Assemble the cake on the serving dish.  I like to serve this on a simple wooden board.  Slide a few small pieces of parchment paper under the edges of the cake.  (These are easily removable and prevent your board from getting frosting on it.)  Frost the cake using the frosting to secure the “branch” to the log.  Finish by creating a few strokes in the icing following the length of the log to resemble bark.  Create a spiral design on the cut edges of the cake to resemble the tree rings.  Refrigerate until the frosting is firm, then cover with plastic wrap and refrigerate until ready to serve.

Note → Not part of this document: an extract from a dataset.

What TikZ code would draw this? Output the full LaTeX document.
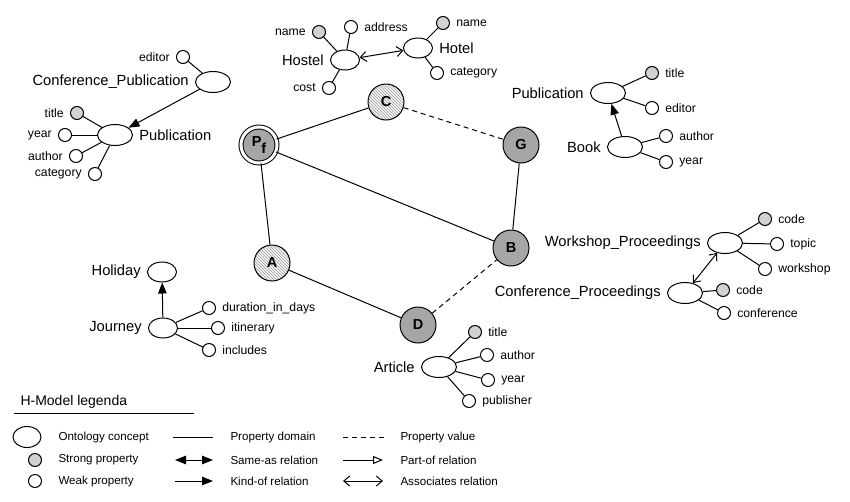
\documentclass[tikz,border=0pt]{standalone}
\usepackage{fontspec}
\setmainfont{Liberation Sans}
\usepackage{xcolor}
\usetikzlibrary{arrows.meta}
\usetikzlibrary{shapes.geometric}
\usetikzlibrary{patterns}

\begin{document}
\begin{tikzpicture}[x=1pt, y=-1pt, line width=1pt, label distance=2.5pt] %Pixelkoordinaten, y nach unten
\tikzstyle{every node} = [font=\fontsize{12.2}{14}\selectfont]
\tikzstyle{concept} = [draw, ellipse, minimum width=35pt, minimum height=21pt, inner sep=0pt, fill=white]
\tikzstyle{smallconcept} = [concept, minimum width=29pt, minimum height=20pt]
\tikzstyle{strong} = [draw, circle, minimum size=13pt, inner sep=0pt, fill=gray!35]
\tikzstyle{weak} = [draw, circle, minimum size=13pt, inner sep=0pt, fill=white]
\tikzstyle{big} = [font=\fontsize{14.7}{17}\selectfont]
\tikzstyle{hnode} = [draw, circle, minimum size=36pt, inner sep=0pt, font=\fontsize{14.5}{16}\selectfont\bfseries]
\tikzstyle{full} = [hnode, fill=gray!70]
\tikzstyle{hatched} = [hnode, preaction={fill=gray!8}, pattern=north west lines, pattern color=gray!75]
\tikzstyle{pvalue} = [dash pattern=on 5pt off 4pt]
\tikzstyle{kindof} = [-{Triangle[length=11pt,width=8.5pt]}]
\tikzstyle{sameas} = [{Triangle[length=11pt,width=8.5pt]}-{Triangle[length=11pt,width=8.5pt]}]
\tikzstyle{partof} = [-{Triangle[open,length=10pt,width=8pt]}]
\tikzstyle{assoc} = [{Straight Barb[length=6pt,width=10pt]}-{Straight Barb[length=6pt,width=10pt]}]
\tikzstyle{legtext} = [anchor=west, inner sep=0pt, font=\fontsize{11.6}{13}\selectfont]
\useasboundingbox (0,0) rectangle (850,501);

% Conference_Publication / Publication
\node[concept, label={[big]left:Conference\_Publication}] (cpub) at (213,82) {};
\node[weak, label=left:editor] (cpubed) at (183,57) {};
\draw (cpub) -- (cpubed);
\node[concept, label={[big]right:Publication}] (pub) at (115,135) {};
\node[strong, label=left:title] (pubti) at (77,113) {};
\node[weak, label=left:year] (pubye) at (65,135) {};
\node[weak, label=left:author] (pubau) at (76,156) {};
\node[weak, label=left:category] (pubca) at (95,174) {};
\foreach \p in {pubti, pubye, pubau, pubca}
\draw (pub) -- (\p);
\draw[kindof] (cpub) -- (pub);

% Hostel / Hotel
\node[smallconcept, label={[big]left:Hostel}] (hostel) at (345,60) {};
\node[strong, label=left:name] (hostna) at (319,32) {};
\node[weak, label=right:address] (hostad) at (351,27) {};
\node[weak, label=left:cost] (hostco) at (329,88) {};
\foreach \p in {hostna, hostad, hostco}
\draw (hostel) -- (\p);
\node[smallconcept, label={[big]right:Hotel}] (hotel) at (418,48) {};
\node[strong, label=right:name] (hotna) at (443,23) {};
\node[weak, label=right:category] (hotca) at (437,73) {};
\foreach \p in {hotna, hotca}
\draw (hotel) -- (\p);
\draw[assoc] (hostel) -- (hotel);

% Publication / Book
\node[concept, label={[big]left:Publication}] (pubr) at (608,93) {};
\node[strong, label=right:title] (pubrti) at (652,73) {};
\node[weak, label=right:editor] (pubred) at (652,108) {};
\foreach \p in {pubrti, pubred}
\draw (pubr) -- (\p);
\node[concept, label={[big]left:Book}] (book) at (625,147) {};
\node[weak, label=right:author] (bookau) at (666,136) {};
\node[weak, label=right:year] (bookye) at (666,162) {};
\foreach \p in {bookau, bookye}
\draw (book) -- (\p);
\draw[kindof] (book) -- (pubr);

% Workshop_Proceedings / Conference_Proceedings
\node[concept, label={[big]left:Workshop\_Proceedings}] (wproc) at (725,243) {};
\node[strong, label=right:code] (wprocco) at (765,219) {};
\node[weak, label=right:topic] (wprocto) at (777,244) {};
\node[weak, label=right:workshop] (wprocwo) at (765,269) {};
\foreach \p in {wprocco, wprocto, wprocwo}
\draw (wproc) -- (\p);
\node[concept, label={[big]left:Conference\_Proceedings}] (cproc) at (685,293) {};
\node[strong, label=right:code] (cprocco) at (723,290) {};
\node[weak, label=right:conference] (cproccf) at (724,313) {};
\foreach \p in {cprocco, cproccf}
\draw (cproc) -- (\p);
\draw[assoc] (wproc) -- (cproc);

% Holiday / Journey
\node[smallconcept, label={[big]left:Holiday}] (holiday) at (162,272) {};
\node[smallconcept, label={[big]left:Journey}] (journey) at (163,328) {};
\node[weak, label=right:duration\_in\_days] (jordu) at (209,308) {};
\node[weak, label=right:itinerary] (jorit) at (218,328) {};
\node[weak, label=right:includes] (jorin) at (209,350) {};
\foreach \p in {jordu, jorit, jorin}
\draw (journey) -- (\p);
\draw[kindof] (journey) -- (holiday);

% Article
\node[concept, label={[big]left:Article}] (article) at (439,367) {};
\node[strong, label=right:title] (artti) at (475,332) {};
\node[weak, label=right:author] (artau) at (487,355) {};
\node[weak, label=right:year] (artye) at (488,380) {};
\node[weak, label=right:publisher] (artpu) at (469,401) {};
\foreach \p in {artti, artau, artye, artpu}
\draw (article) -- (\p);

% H-Modell
\node[full, double, double distance=3pt] (pf) at (259,145) {P\raisebox{-0.8ex}{f}};
\node[hatched] (c) at (386,102) {C};
\node[full] (g) at (521,145) {G};
\node[full] (b) at (511,248) {B};
\node[hatched] (a) at (272,263) {A};
\node[full] (d) at (418,325) {D};
\foreach \from/\to in {pf/c, pf/b, pf/a, a/d, g/b}
\draw (\from) -- (\to);
\foreach \from/\to in {c/g, d/b}
\draw[pvalue] (\from) -- (\to);

% Legende
\node[anchor=west, inner sep=0pt, font=\fontsize{14}{16}\selectfont] (legtitle) at (20,402) {H-Model legenda};
\draw (14,413) -- (194,413);
\node[draw, ellipse, minimum width=28pt, minimum height=21pt] (legconcept) at (27,437) {};
\node[strong] (legstrong) at (35,460) {};
\node[weak] (legweak) at (35,481) {};
\node[legtext] (t1) at (58,437) {Ontology concept};
\node[legtext] (t2) at (58,460) {Strong property};
\node[legtext] (t3) at (58,481) {Weak property};
\draw (173,437) -- (213,437);
\draw[sameas] (175,460) -- (213,460);
\draw[kindof] (175,481) -- (213,481);
\node[legtext] (t4) at (230,437) {Property domain};
\node[legtext] (t5) at (230,460) {Same-as relation};
\node[legtext] (t6) at (230,481) {Kind-of relation};
\draw[pvalue] (343,437) -- (385,437);
\draw[partof] (343,460) -- (383,460);
\draw[assoc] (343,481) -- (383,481);
\node[legtext] (t7) at (400,437) {Property value};
\node[legtext] (t8) at (400,460) {Part-of relation};
\node[legtext] (t9) at (400,481) {Associates relation};
\end{tikzpicture}
\end{document}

This can be made a day or two in advance.  Just before serving decorate with the meringue mushrooms and dust with cocoa powder and powdered sugar.

Meringue Mushroom Cookies

3 egg whites
1/4 tsp cream of tarter
1/4 tsp vanilla extract
a pinch of salt
3/4 cup fine sugar
cocoa powder for dusting
1/2 cup chocolate chips

Line two sheet pans with parchment paper.  Preheat your oven to 250 F (120 C).

In a large bowl with an electric mixer, beat the egg whites, cream of tarter, salt and vanilla until soft peaks form.  While the mixer is running, slowly adding in the sugar, one tablespoon at a time.  Beat until the peaks are firm and glossy.

Place the meringue in a pastry bag fitted with a round tip – or alternately, snip the corner off of a gallon size zip-top bag and place the meringue inside.

Pipe the mushroom caps onto one of the parchment lined sheets by holding the piping bag slightly above the sheet and piping the meringue into a round cap shape.  Pull the bag away to the side.  If there is a tip on the top of your cap, gently press it down with a wet finger.

On the other baking sheet, make the stems by  placing the bag directly on the sheet pan and piping out a disk of the meringue.  Then pull the bag straight up to make a Hershey kiss-type shape.

Lightly sprinkle the caps and stems with cocoa powder and use a folder or a folded newspaper to gently fan off the excess.

Place the sheets in a preheated oven and bake for 1 hour.  Turn the oven off and crack the door, but leave the meringues inside for another 15 minutes to cool.

Remove from oven and cool completely.

Melt the chocolate in a bain-marie double boiler or in the microwave.  With a toothpick, gently hollow out a hole in the bottom of one of the mushroom caps.  Spread the bottom with melted chocolate, being sure to fill in the hole.  Place the tip of a stem in the hole and place the mushroom upside-down or on its side to allow the chocolate to solidify completely.  If you’re very artistic, you can use the toothpick to draw lines in the chocolate from the stem to the egde of the cap as the chocolate solidifies, or you can just let them cool as they are.   Store in an airtight container.